UK-based Claytex, the international consultancy specialising in modelling and simulation, is developing a new generation of sensor models to improve the validation of autonomous vehicle (AV) systems. The new models will help eliminate tragic accidents such as the recent fatality involving an AV and a pedestrian pushing a bicycle in Arizona. One of the contributory factors to that event was failure of the AV’s sensors to correctly identify the obstacle ahead.
“The artificial intelligence (AI) in an AV learns by experience, so must be exposed to many thousands of possible scenarios in order to develop the correct responses. It would be unsafe and impractical to achieve this only through physical testing at a proving ground because of the timescales required,” explains Mike Dempsey, managing director, Claytex. “Instead a process of virtual testing in a simulated environment offers the scope to test many more interactions, more quickly and repeatably, before an AV is used on the public highway.”

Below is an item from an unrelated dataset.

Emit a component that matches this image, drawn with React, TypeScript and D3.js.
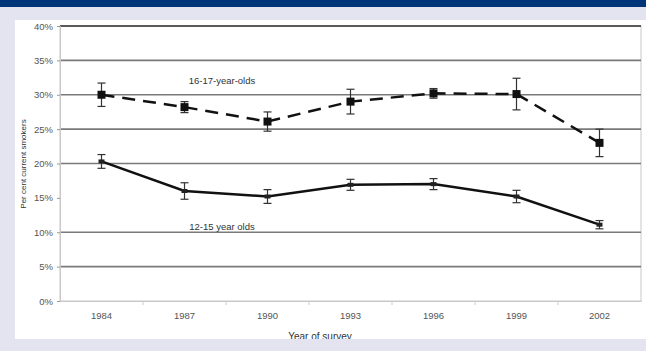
import { useEffect, useRef } from "react";
import * as d3 from "d3";

// survey years (ASSAD triennial)
const years = ["1984", "1987", "1990", "1993", "1996", "1999", "2002"];
// 16-17 year olds
const olderValues = [30, 28.2, 26.1, 29, 30.2, 30.1, 23];
const olderErrors = [1.7, 0.8, 1.4, 1.8, 0.7, 2.3, 2.0];
// 12-15 year olds
const youngerValues = [20.3, 16, 15.2, 16.9, 17, 15.2, 11.1];
const youngerErrors = [1.0, 1.2, 1.0, 0.8, 0.8, 0.9, 0.6];

const yTicks = [0, 5, 10, 15, 20, 25, 30, 35, 40];
const gridLines = [5, 10, 20, 25, 30, 35, 40];

export default function App() {
  const ref = useRef<SVGSVGElement | null>(null);

  useEffect(() => {
    const width = 646;
    const height = 351;
    const margin = { top: 26, right: 5, bottom: 50, left: 60 };
    const font = "'Liberation Sans', Arial, sans-serif";

    const svg = d3.select(ref.current).attr("width", width).attr("height", height);
    svg.selectAll("*").remove();

    // page background
    svg.append("rect").attr("width", width).attr("height", height).attr("fill", "#e3e4ef");
    svg.append("rect").attr("width", width).attr("height", 7).attr("fill", "#003478");
    svg.append("rect").attr("x", 15).attr("y", 20).attr("width", width - 15).attr("height", 319).attr("fill", "#ffffff");

    const x = d3
      .scaleBand()
      .domain(years)
      .range([margin.left, width - margin.right])
      .padding(0);

    const y = d3
      .scaleLinear()
      .domain([0, 40])
      .range([height - margin.bottom, margin.top]);

    const cx = (i: number) => x(years[i])! + x.bandwidth() / 2;

    // plot frame
    svg
      .append("rect")
      .attr("x", margin.left)
      .attr("y", y(40))
      .attr("width", width - margin.right - margin.left)
      .attr("height", y(0) - y(40))
      .attr("fill", "none")
      .attr("stroke", "#c8c8c8")
      .attr("stroke-width", 1);

    // grid
    svg
      .append("g")
      .selectAll("line")
      .data(gridLines)
      .enter()
      .append("line")
      .attr("x1", margin.left)
      .attr("x2", width - margin.right)
      .attr("y1", (d) => y(d))
      .attr("y2", (d) => y(d))
      .attr("stroke", (d) => (d === 40 ? "#5a5a5a" : "#7a7a7a"))
      .attr("stroke-width", (d) => (d === 40 ? 2 : 1.6));

    // y axis
    const yAxis = svg
      .append("g")
      .attr("transform", `translate(${margin.left}, 0)`)
      .call(
        d3
          .axisLeft(y)
          .tickValues(yTicks)
          .tickSize(3)
          .tickFormat((d) => `${d}%`)
      );
    yAxis.select(".domain").attr("stroke", "#c8c8c8");
    yAxis.selectAll(".tick line").attr("stroke", "#999");
    yAxis
      .selectAll("text")
      .attr("font-family", font)
      .attr("font-size", 9.5)
      .attr("fill", "#555")
      .attr("x", -7);

    // x axis
    const xAxis = svg
      .append("g")
      .attr("transform", `translate(0, ${y(0)})`)
      .call(d3.axisBottom(x).tickSize(0).tickPadding(11));
    xAxis.select(".domain").attr("stroke", "#c8c8c8");
    xAxis.selectAll("text").attr("font-family", font).attr("font-size", 9.5).attr("fill", "#555");
    svg
      .append("g")
      .selectAll("line")
      .data(years.slice(1))
      .enter()
      .append("line")
      .attr("x1", (d) => x(d)!)
      .attr("x2", (d) => x(d)!)
      .attr("y1", y(0))
      .attr("y2", y(0) + 4)
      .attr("stroke", "#ccc");

    // axis titles
    svg
      .append("text")
      .attr("x", 320)
      .attr("y", 340)
      .attr("text-anchor", "middle")
      .attr("font-family", font)
      .attr("font-size", 10)
      .attr("fill", "#333")
      .text("Year of survey");
    // bottom band cuts the x title, as in the original
    svg.append("rect").attr("y", 339).attr("width", width).attr("height", height - 339).attr("fill", "#e3e4ef");
    svg.append("rect").attr("x", 0).attr("y", 7).attr("width", 15).attr("height", height - 7).attr("fill", "#e3e4ef");

    svg
      .append("text")
      .attr("transform", `translate(26, 164) rotate(-90)`)
      .attr("text-anchor", "middle")
      .attr("font-family", font)
      .attr("font-size", 8)
      .attr("fill", "#333")
      .text("Per cent current smokers");

    const line = d3
      .line<number>()
      .x((_, i) => cx(i))
      .y((d) => y(d));

    const drawErrors = (vals: number[], errs: number[]) => {
      const g = svg.append("g").attr("stroke", "#333").attr("stroke-width", 1.2);
      vals.forEach((v, i) => {
        const x0 = cx(i);
        g.append("line").attr("x1", x0).attr("x2", x0).attr("y1", y(v + errs[i])).attr("y2", y(v - errs[i]));
        g.append("line").attr("x1", x0 - 4).attr("x2", x0 + 4).attr("y1", y(v + errs[i])).attr("y2", y(v + errs[i]));
        g.append("line").attr("x1", x0 - 4).attr("x2", x0 + 4).attr("y1", y(v - errs[i])).attr("y2", y(v - errs[i]));
      });
    };

    // 16-17 year olds: dashed with squares
    svg
      .append("path")
      .datum(olderValues)
      .attr("d", line)
      .attr("fill", "none")
      .attr("stroke", "#111")
      .attr("stroke-width", 2.5)
      .attr("stroke-dasharray", "13,8");
    drawErrors(olderValues, olderErrors);
    svg
      .append("g")
      .selectAll("rect")
      .data(olderValues)
      .enter()
      .append("rect")
      .attr("x", (_, i) => cx(i) - 4)
      .attr("y", (d) => y(d) - 4)
      .attr("width", 8)
      .attr("height", 8)
      .attr("fill", "#111");

    // 12-15 year olds: solid line with small markers
    svg
      .append("path")
      .datum(youngerValues)
      .attr("d", line)
      .attr("fill", "none")
      .attr("stroke", "#111")
      .attr("stroke-width", 2.5);
    drawErrors(youngerValues, youngerErrors);
    svg
      .append("g")
      .selectAll("rect")
      .data(youngerValues)
      .enter()
      .append("rect")
      .attr("x", (_, i) => cx(i) - 3)
      .attr("y", (d) => y(d) - 2)
      .attr("width", 6)
      .attr("height", 4)
      .attr("fill", "#222");

    // series labels
    svg
      .append("text")
      .attr("x", 222)
      .attr("y", 84)
      .attr("text-anchor", "middle")
      .attr("font-family", font)
      .attr("font-size", 9.5)
      .attr("fill", "#333")
      .text("16-17-year-olds");
    svg
      .append("text")
      .attr("x", 222)
      .attr("y", 230)
      .attr("text-anchor", "middle")
      .attr("font-family", font)
      .attr("font-size", 9.5)
      .attr("fill", "#333")
      .text("12-15 year olds");
  }, []);

  return <svg ref={ref} style={{ position: "absolute", left: 0, top: 0 }} />;
}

rFpro can adjust simulation lighting conditions to match the angle and brightness of the sun at different
times of day or different latitudes, reflections from a wet road surface and all weather types
The challenge has been to ensure that virtual testing is truly representative, and that the AV will respond the same on the road as it did in simulation. Just as a driving simulator must immerse the driver in a convincing virtual reality, the sensor models used to test an AV must accurately reproduce the signals communicated by real sensors in real situations.
“We are initially developing a suite of generic, ideal sensor models for radar, LiDAR and ultrasound sensors, using software from rFpro, with a more extensive library to follow,” says Dempsey. “rFpro has developed solutions for a number of technical limitations that have constrained sensor modelling until now, including new approaches to rendering, beam divergence, sensor motion and camera lens distortion.”
rFpro software renders images using physical modelling techniques, the laws of physics, rather than the computationally efficient special effects developed for the gaming and film industries. This means that rFpro images don’t just convince human viewers, they are also suitable for use with machine vision systems that must be fed sensor data that correlates closely with the real-world.